Andy Bechtolsheim designed the original SUN (Stanford University Network) workstations using the SAIL (Stsnford Artificial Intelligence Laboratory) computer running SUDS (Stanford University Drawing System), which was an interactive graphical design system that had been developed earlier by the Super-Foonly Project, headed by graduate students David Poole and Phil Petit. A number of these workstations were built for use at Stanford and the SUN computer was also used by others at Stanford to create packet routing devices using software developed by Bill Yeager. Andy then began licensing the computer board used in the workstation to others and I arranged to use them in my start-up Imagen Corp, which made the earliest desktop laser printer systems.

Andy subsequently linked up with recent Stanford Business School graduates Vinod Khosla and Scott McNealy to start a new company called Sun Microsystems and Khosla became the President. They then recruited Bill Joy of U.C. Berkeley, a primary developer of the Berkeley Software Distribution (BSD) and began making and selling  interactive display workstations.

In negotiations with the newly formed Stanford Technology Licensing group, Andy asked if he could use the SUN workstation technology in the startup without getting a license from Stanford and was asked whether there was anything patentable there. He said there was not, put that in writing, and was allowed to take the technology for free.
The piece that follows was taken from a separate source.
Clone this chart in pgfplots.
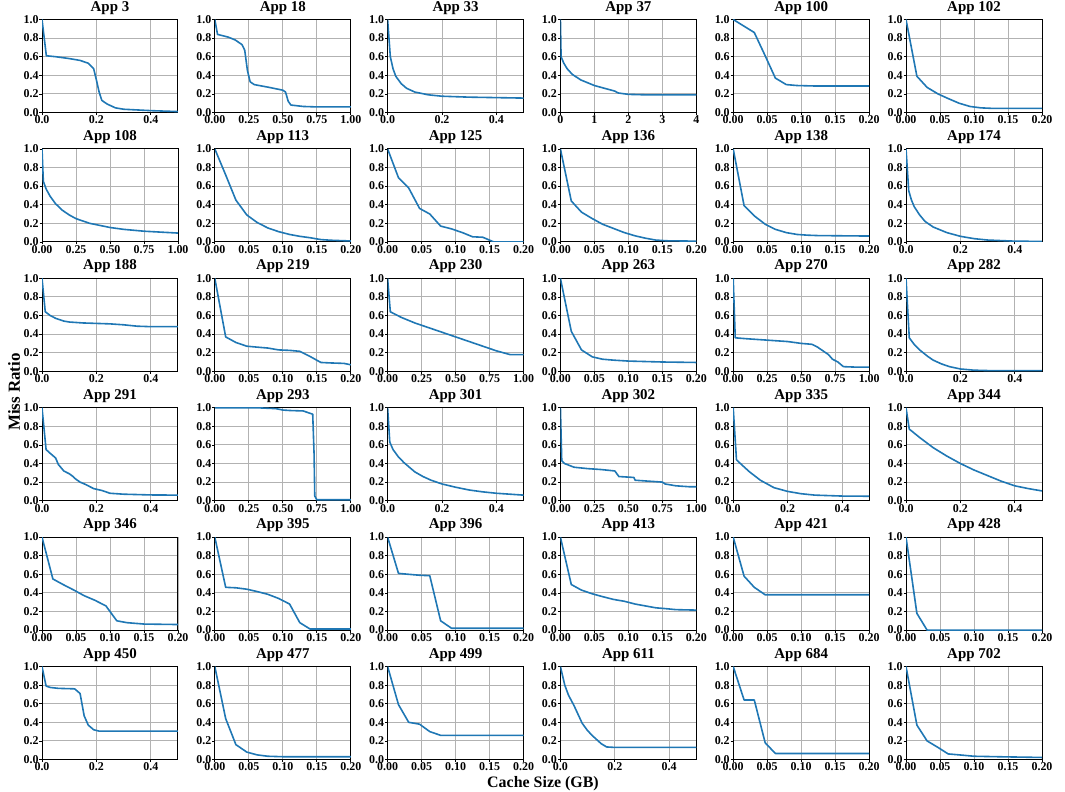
\documentclass[border=0pt]{standalone}
\usepackage{fontspec}
\setmainfont{Liberation Serif}
\usepackage{pgfplots}
\pgfplotsset{compat=1.18}
\definecolor{tabblue}{HTML}{1F77B4}
\tikzset{curve/.style={draw=tabblue, line width=1.6bp, line join=round, mark=none}}
\pgfplotsset{
  app/.style={
    width=136bp, height=93bp, scale only axis, anchor=north west,
    ymin=0, ymax=1, xmin=0,
    ytick={0,0.2,0.4,0.6,0.8,1.0},
    yticklabel style={/pgf/number format/.cd, fixed, fixed zerofill, precision=1},
    /pgf/number format/assume math mode=true,
    grid=major, grid style={color=black!30, line width=0.9bp},
    axis line style={line width=1bp},
    tick pos=left, tick align=outside, major tick length=2.5bp,
    tick style={black, line width=0.8bp},
    ticklabel style={font=\fontsize{12}{12}\selectfont\bfseries, inner sep=0.8bp},
    title style={font=\fontsize{15}{15}\selectfont\bfseries, inner sep=1bp, yshift=-2bp},
  },
  xA/.style={xmax=0.5, xtick={0,0.2,0.4}, xticklabel style={/pgf/number format/.cd, fixed, fixed zerofill, precision=1}},
  xB/.style={xmax=1, xtick={0,0.25,0.5,0.75,1}, xticklabel style={/pgf/number format/.cd, fixed, fixed zerofill, precision=2}},
  xC/.style={xmax=0.2, xtick={0,0.05,0.1,0.15,0.2}, xticklabel style={/pgf/number format/.cd, fixed, fixed zerofill, precision=2}},
  xD/.style={xmax=4, xtick={0,1,2,3,4}, xticklabel style={/pgf/number format/.cd, fixed, precision=0}},
}
\begin{document}
\begin{tikzpicture}
\useasboundingbox (0,0) rectangle (1065bp,-792bp);
% ---------- Row 1
\begin{axis}[app, xA, at={(42bp,-19.5bp)}, title={App 3}]
\addplot[curve] coordinates {(0,1.0)(0.016,0.61)(0.05,0.60)(0.1,0.58)(0.14,0.56)(0.17,0.53)(0.19,0.47)(0.2,0.35)(0.21,0.22)(0.22,0.13)(0.24,0.09)(0.27,0.05)(0.3,0.035)(0.4,0.02)(0.5,0.01)};
\end{axis}
\begin{axis}[app, xB, at={(214.8bp,-19.5bp)}, title={App 18}]
\addplot[curve] coordinates {(0,1.0)(0.02,0.84)(0.1,0.81)(0.15,0.78)(0.2,0.73)(0.22,0.67)(0.24,0.45)(0.26,0.33)(0.29,0.30)(0.4,0.27)(0.5,0.24)(0.52,0.22)(0.54,0.12)(0.56,0.08)(0.65,0.065)(0.75,0.06)(1.0,0.06)};
\end{axis}
\begin{axis}[app, xA, at={(387.6bp,-19.5bp)}, title={App 33}]
\addplot[curve] coordinates {(0,1.0)(0.005,0.8)(0.01,0.6)(0.02,0.47)(0.03,0.39)(0.05,0.31)(0.07,0.26)(0.1,0.22)(0.15,0.19)(0.2,0.175)(0.3,0.165)(0.4,0.16)(0.5,0.155)};
\end{axis}
\begin{axis}[app, xD, at={(560.4bp,-19.5bp)}, title={App 37}]
\addplot[curve] coordinates {(0,1.0)(0.02,0.6)(0.1,0.53)(0.2,0.47)(0.35,0.41)(0.6,0.35)(1.0,0.29)(1.3,0.26)(1.6,0.23)(1.7,0.21)(2.0,0.195)(2.5,0.19)(4,0.19)};
\end{axis}
\begin{axis}[app, xC, at={(733.2bp,-19.5bp)}, title={App 100}]
\addplot[curve] coordinates {(0,1.0)(0.031,0.86)(0.047,0.61)(0.062,0.37)(0.078,0.30)(0.094,0.29)(0.12,0.285)(0.2,0.285)};
\end{axis}
\begin{axis}[app, xC, at={(906bp,-19.5bp)}, title={App 102}]
\addplot[curve] coordinates {(0,1.0)(0.016,0.39)(0.031,0.27)(0.047,0.20)(0.062,0.15)(0.078,0.10)(0.094,0.065)(0.11,0.05)(0.125,0.045)(0.2,0.045)};
\end{axis}
% ---------- Row 2
\begin{axis}[app, xB, at={(42bp,-148.9bp)}, title={App 108}]
\addplot[curve] coordinates {(0,1.0)(0.01,0.65)(0.03,0.57)(0.06,0.49)(0.1,0.41)(0.15,0.34)(0.2,0.29)(0.25,0.25)(0.35,0.20)(0.5,0.155)(0.6,0.135)(0.75,0.115)(1.0,0.095)};
\end{axis}
\begin{axis}[app, xC, at={(214.8bp,-148.9bp)}, title={App 113}]
\addplot[curve] coordinates {(0,1.0)(0.016,0.72)(0.031,0.45)(0.047,0.29)(0.062,0.21)(0.078,0.15)(0.094,0.11)(0.11,0.08)(0.125,0.06)(0.14,0.045)(0.156,0.025)(0.17,0.018)(0.2,0.01)};
\end{axis}
\begin{axis}[app, xC, at={(387.6bp,-148.9bp)}, title={App 125}]
\addplot[curve] coordinates {(0,1.0)(0.016,0.69)(0.031,0.58)(0.047,0.36)(0.062,0.30)(0.078,0.17)(0.094,0.14)(0.11,0.10)(0.125,0.055)(0.14,0.05)(0.156,0.0)(0.2,0.0)};
\end{axis}
\begin{axis}[app, xC, at={(560.4bp,-148.9bp)}, title={App 136}]
\addplot[curve] coordinates {(0,1.0)(0.016,0.44)(0.031,0.32)(0.047,0.25)(0.062,0.19)(0.078,0.145)(0.094,0.10)(0.11,0.065)(0.125,0.04)(0.14,0.02)(0.156,0.012)(0.2,0.008)};
\end{axis}
\begin{axis}[app, xC, at={(733.2bp,-148.9bp)}, title={App 138}]
\addplot[curve] coordinates {(0,1.0)(0.016,0.39)(0.031,0.28)(0.047,0.19)(0.062,0.135)(0.078,0.10)(0.094,0.08)(0.11,0.072)(0.125,0.068)(0.2,0.063)};
\end{axis}
\begin{axis}[app, xA, at={(906bp,-148.9bp)}, title={App 174}]
\addplot[curve] coordinates {(0,1.0)(0.01,0.55)(0.02,0.45)(0.03,0.38)(0.05,0.29)(0.07,0.22)(0.1,0.16)(0.15,0.10)(0.2,0.06)(0.25,0.035)(0.3,0.02)(0.4,0.008)(0.5,0.005)};
\end{axis}
% ---------- Row 3
\begin{axis}[app, xA, at={(42bp,-278.3bp)}, title={App 188}]
\addplot[curve] coordinates {(0,1.0)(0.012,0.64)(0.03,0.60)(0.05,0.57)(0.08,0.54)(0.1,0.53)(0.15,0.52)(0.2,0.515)(0.25,0.51)(0.3,0.50)(0.35,0.485)(0.4,0.48)(0.5,0.48)};
\end{axis}
\begin{axis}[app, xC, at={(214.8bp,-278.3bp)}, title={App 219}]
\addplot[curve] coordinates {(0,1.0)(0.016,0.37)(0.031,0.31)(0.047,0.27)(0.062,0.26)(0.078,0.25)(0.094,0.23)(0.11,0.225)(0.125,0.215)(0.14,0.16)(0.156,0.095)(0.17,0.09)(0.19,0.085)(0.2,0.07)};
\end{axis}
\begin{axis}[app, xB, at={(387.6bp,-278.3bp)}, title={App 230}]
\addplot[curve] coordinates {(0,1.0)(0.02,0.64)(0.1,0.58)(0.2,0.52)(0.3,0.47)(0.4,0.42)(0.5,0.37)(0.6,0.32)(0.7,0.27)(0.8,0.22)(0.9,0.18)(1.0,0.18)};
\end{axis}
\begin{axis}[app, xC, at={(560.4bp,-278.3bp)}, title={App 263}]
\addplot[curve] coordinates {(0,1.0)(0.016,0.43)(0.031,0.23)(0.047,0.155)(0.062,0.13)(0.078,0.12)(0.1,0.11)(0.15,0.1)(0.2,0.095)};
\end{axis}
\begin{axis}[app, xB, at={(733.2bp,-278.3bp)}, title={App 270}]
\addplot[curve] coordinates {(0,1.0)(0.015,0.36)(0.1,0.35)(0.25,0.335)(0.4,0.32)(0.5,0.30)(0.58,0.29)(0.62,0.26)(0.66,0.22)(0.7,0.18)(0.73,0.13)(0.77,0.10)(0.81,0.05)(0.9,0.045)(1.0,0.045)};
\end{axis}
\begin{axis}[app, xA, at={(906bp,-278.3bp)}, title={App 282}]
\addplot[curve] coordinates {(0,1.0)(0.012,0.36)(0.03,0.29)(0.05,0.23)(0.08,0.16)(0.1,0.12)(0.13,0.08)(0.16,0.05)(0.2,0.025)(0.25,0.012)(0.3,0.008)(0.5,0.008)};
\end{axis}
% ---------- Row 4
\begin{axis}[app, xA, at={(42bp,-407.7bp)}, title={App 291}]
\addplot[curve] coordinates {(0,1.0)(0.015,0.55)(0.03,0.51)(0.05,0.46)(0.06,0.39)(0.08,0.32)(0.1,0.29)(0.11,0.27)(0.125,0.23)(0.14,0.2)(0.16,0.175)(0.19,0.13)(0.22,0.11)(0.25,0.08)(0.3,0.07)(0.4,0.062)(0.5,0.06)};
\end{axis}
\begin{axis}[app, xB, at={(214.8bp,-407.7bp)}, title={App 293}]
\addplot[curve] coordinates {(0,1.0)(0.3,1.0)(0.45,0.99)(0.5,0.975)(0.55,0.97)(0.65,0.965)(0.72,0.93)(0.73,0.5)(0.735,0.05)(0.75,0.01)(1.0,0.01)};
\end{axis}
\begin{axis}[app, xA, at={(387.6bp,-407.7bp)}, title={App 301}]
\addplot[curve] coordinates {(0,1.0)(0.008,0.63)(0.02,0.55)(0.04,0.47)(0.06,0.41)(0.08,0.36)(0.1,0.31)(0.13,0.26)(0.16,0.22)(0.2,0.18)(0.25,0.145)(0.3,0.115)(0.35,0.095)(0.4,0.08)(0.5,0.06)};
\end{axis}
\begin{axis}[app, xB, at={(560.4bp,-407.7bp)}, title={App 302}]
\addplot[curve] coordinates {(0,1.0)(0.01,0.43)(0.03,0.40)(0.1,0.36)(0.2,0.345)(0.3,0.335)(0.4,0.32)(0.42,0.28)(0.43,0.26)(0.54,0.25)(0.55,0.22)(0.6,0.215)(0.75,0.20)(0.77,0.18)(0.85,0.16)(0.95,0.15)(1.0,0.15)};
\end{axis}
\begin{axis}[app, xA, at={(733.2bp,-407.7bp)}, title={App 335}]
\addplot[curve] coordinates {(0,1.0)(0.012,0.44)(0.03,0.39)(0.06,0.31)(0.1,0.22)(0.15,0.14)(0.2,0.10)(0.25,0.075)(0.3,0.06)(0.35,0.055)(0.4,0.05)(0.5,0.048)};
\end{axis}
\begin{axis}[app, xA, at={(906bp,-407.7bp)}, title={App 344}]
\addplot[curve] coordinates {(0,1.0)(0.012,0.77)(0.05,0.68)(0.1,0.57)(0.15,0.48)(0.2,0.40)(0.25,0.33)(0.3,0.27)(0.35,0.21)(0.4,0.16)(0.45,0.13)(0.5,0.105)};
\end{axis}
% ---------- Row 5
\begin{axis}[app, xC, at={(42bp,-537.1bp)}, title={App 346}]
\addplot[curve] coordinates {(0,1.0)(0.016,0.55)(0.031,0.49)(0.047,0.43)(0.062,0.37)(0.078,0.32)(0.094,0.26)(0.11,0.10)(0.125,0.08)(0.15,0.065)(0.2,0.06)};
\end{axis}
\begin{axis}[app, xC, at={(214.8bp,-537.1bp)}, title={App 395}]
\addplot[curve] coordinates {(0,1.0)(0.016,0.46)(0.031,0.455)(0.047,0.44)(0.062,0.415)(0.078,0.385)(0.094,0.34)(0.11,0.28)(0.125,0.08)(0.14,0.012)(0.2,0.012)};
\end{axis}
\begin{axis}[app, xC, at={(387.6bp,-537.1bp)}, title={App 396}]
\addplot[curve] coordinates {(0,1.0)(0.016,0.61)(0.031,0.60)(0.047,0.59)(0.062,0.585)(0.078,0.10)(0.094,0.02)(0.2,0.02)};
\end{axis}
\begin{axis}[app, xC, at={(560.4bp,-537.1bp)}, title={App 413}]
\addplot[curve] coordinates {(0,1.0)(0.016,0.49)(0.031,0.43)(0.047,0.39)(0.062,0.36)(0.078,0.33)(0.094,0.31)(0.11,0.28)(0.125,0.26)(0.14,0.24)(0.156,0.23)(0.17,0.22)(0.2,0.215)};
\end{axis}
\begin{axis}[app, xC, at={(733.2bp,-537.1bp)}, title={App 421}]
\addplot[curve] coordinates {(0,1.0)(0.016,0.58)(0.031,0.46)(0.047,0.38)(0.2,0.38)};
\end{axis}
\begin{axis}[app, xC, at={(906bp,-537.1bp)}, title={App 428}]
\addplot[curve] coordinates {(0,1.0)(0.016,0.18)(0.031,0.0)(0.2,0.0)};
\end{axis}
% ---------- Row 6
\begin{axis}[app, xA, at={(42bp,-666.5bp)}, title={App 450}]
\addplot[curve] coordinates {(0,1.0)(0.015,0.79)(0.03,0.775)(0.06,0.765)(0.12,0.76)(0.14,0.71)(0.155,0.47)(0.17,0.37)(0.19,0.32)(0.21,0.305)(0.5,0.305)};
\end{axis}
\begin{axis}[app, xC, at={(214.8bp,-666.5bp)}, title={App 477}]
\addplot[curve] coordinates {(0,1.0)(0.016,0.44)(0.031,0.16)(0.047,0.08)(0.062,0.05)(0.078,0.035)(0.1,0.03)(0.2,0.03)};
\end{axis}
\begin{axis}[app, xC, at={(387.6bp,-666.5bp)}, title={App 499}]
\addplot[curve] coordinates {(0,1.0)(0.016,0.59)(0.031,0.40)(0.047,0.38)(0.062,0.30)(0.078,0.26)(0.2,0.26)};
\end{axis}
\begin{axis}[app, xA, at={(560.4bp,-666.5bp)}, title={App 611}]
\addplot[curve] coordinates {(0,1.0)(0.016,0.80)(0.03,0.69)(0.05,0.58)(0.08,0.39)(0.1,0.31)(0.12,0.25)(0.15,0.17)(0.17,0.135)(0.2,0.13)(0.5,0.13)};
\end{axis}
\begin{axis}[app, xC, at={(733.2bp,-666.5bp)}, title={App 684}]
\addplot[curve] coordinates {(0,1.0)(0.016,0.64)(0.031,0.64)(0.047,0.18)(0.062,0.065)(0.2,0.065)};
\end{axis}
\begin{axis}[app, xC, at={(906bp,-666.5bp)}, title={App 702}]
\addplot[curve] coordinates {(0,1.0)(0.016,0.37)(0.031,0.20)(0.047,0.13)(0.062,0.06)(0.078,0.05)(0.1,0.035)(0.15,0.028)(0.2,0.022)};
\end{axis}
% ---------- shared labels
\node[rotate=90, font=\fontsize{17}{17}\selectfont\bfseries] at (14bp,-392bp) {Miss Ratio};
\node[font=\fontsize{16}{16}\selectfont\bfseries, anchor=base] at (543bp,-787bp) {Cache Size (GB)};
\end{tikzpicture}
\end{document}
One of the first things that Sun then did under Khosla’s leadership, was to file for a patent on the Stanford design and they obtained it without mentioning it to Stanford. After making millions from this startup, Khosla resigned and became a vulture capitalist while Scott McNealy took over and eventually ran the company into the ground, causing it to be sold to Oracle.

Concurrently, Imagen Corp., where I served as founding President, became successful as a bootstrap startup in spite of the fact that the venture capitalists (VCs) refused to give us any startup funding. We then risked doing a bootstrap startup after borrowing just $100,000 from friends and family and made it work. Seeing our success in making a profit each year without capitalization while sales rose to over $11 million in three years, the VCs agreed to fund expansion provided that we hire a “real manager” and we ended up hiring one from Hewlett-Packard that they suggested, who promptly fired me then signed a secret contract with his former employers that essentially destroyed the company for the benefit of H-P. He did not even show that contract to the Imagen corporate attorney, who would have perceived that it was part of a bribery deal. The net result was that Imagen was destroyed and its remains were sold to a competitor.

After leaving Imagen, I returned to Stanford at the request of John McCarthy, who had earlier fired me, and then was appointed half-time Associate Chair of the Computer Science Department. In that capacity, I supervised the department’s computer facilities and soon discovered that Len Bosack, who was managing the old SAIL computer facility, had started a company called Cisco and was stealing and selling technologies that had been developed at SAIL, so after discussions with Stanford attorneys, I fired him, then got to see him continue that crooked startup aided by Stanford faculty and a Dean, but that is another story.

I also discovered that Andy Bechtolsheim was still using SUDS on the SAIL computer to design new Sun Workstations even though it had been years since Sun started up. I then told him to get off and develop a design system using Sun’s own workstations, which he did.

Much later, when some Stanford students were trying to start a search engine company called Google but could find no venture capital, Andy Bechtolsheim and his colleague David Cheriton, who had accumulated a bundle, each gave the Googlers $100,000, which enabled them to get started and then soar to remarkable heights.

Later still, Vinod Khosla used some of his accumulated wealth to buy property at Martin’s Beach, just south of Half Moon Bay, California, then attempted to block access to that public beach by people who had been using it for decades. It has cost activists a lot of money in legal fees to undo Khosla’s arrogant blockage but it appears that they have succeeded.